Ferrand-Prévot’s teammates also pointed to 33-year-old’s strength of character as imperative to her sporting success. Marianne Vos, an 11-time world champion, lauded her colleague’s diligent commitment to her vocation. Game, it seems, recognises game.
“She’s very dedicated, very focused and very good. She is a really nice person in the team as well,” the Dutchwoman said, smiling as she stood atop the Madeleine. “I was dropped early but I only heard on the radio she was doing amazing. Of course we hoped for this day and we were going all in with the team but you don’t know what is going to happen and if everything would turn out like this but she felt good, she was focused and ready for it. I knew she was able to do really well, but this is beyond expectations.”
While Vos is one of the most experienced riders in the current women’s peloton – a professional rider for two decades – Ferrand-Prévot also works with riders on Visma-Lease a Bike who are much, much newer to the sport. Eva van Agt, who has been part of the squad for three years, explained that she is learning invaluable lessons from riding alongside the current yellow jersey wearer.
“At the moment she is really focused. Not super talkative. But it is really cool to notice how such a great champion can focus so well. I’ve done some training rides with her, she is grown up and wise, has a lot of good advice mentally,” the 28-year-old said after finishing over half an hour behind Ferrand-Prévot on stage eight.

“During this race I noticed she wants to stay really calm and sometimes she even says we stress her out. We want to help her, give her drinks, move her up to the front and she says don’t worry, wait, the final climb is where it matters.”
Part of the skill when it comes to stage racing, as Ferrand-Prévot knows, is having patience. It is about waiting for your moment to move, avoiding stress on the days where it doesn’t matter, finding moments of peace and clarity whenever you can. While the focus in this Tour so far has been on the likes of FDJ-Suez and Demi Vollering, Ferrand-Prévot has avoided attention and controversy. It is this, she believes, that will help her finish the job on Sunday.
“Right now, I’m going to recover, eat well – we still have an hour and a half transfer to do this evening, so I’ll try and relax on the bus and have a good night, and a good massage.
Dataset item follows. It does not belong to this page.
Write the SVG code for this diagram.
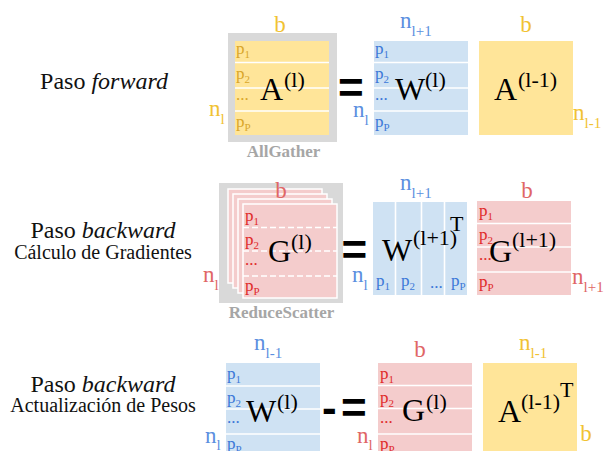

We’ll also look at the team tactics for tomorrow. I know that the girls will be 100% behind me, which makes me feel a bit less pressure, but now we need to get the job done,” the French rider said, characteristically grounded.
“As I said, it’s really a little girl’s dream to wear this yellow jersey, so in any case, my Tour de France is a success. Today I felt really good, so why would I feel bad tomorrow? We’ll have to be vigilant. I did a recon on the stage – I know the Joux-Plane and the Corbier. It’s going to be interesting,” she continued.
If Ferrand-Prévot can pull it off on stage nine and take the biggest, most coveted prize in bike racing, she will be writing her name into the history books as arguably the most versatile female cyclist of all time. She will make history for Visma-Lease a Bike, who have long been dreaming of having a Tour champion again. Most importantly of all, she will realise the dream of that little girl she remembers hoping for this day. The road has been long and hard, but Ferrand-Prévot is on the cusp of cycling romance. This is as good as it gets.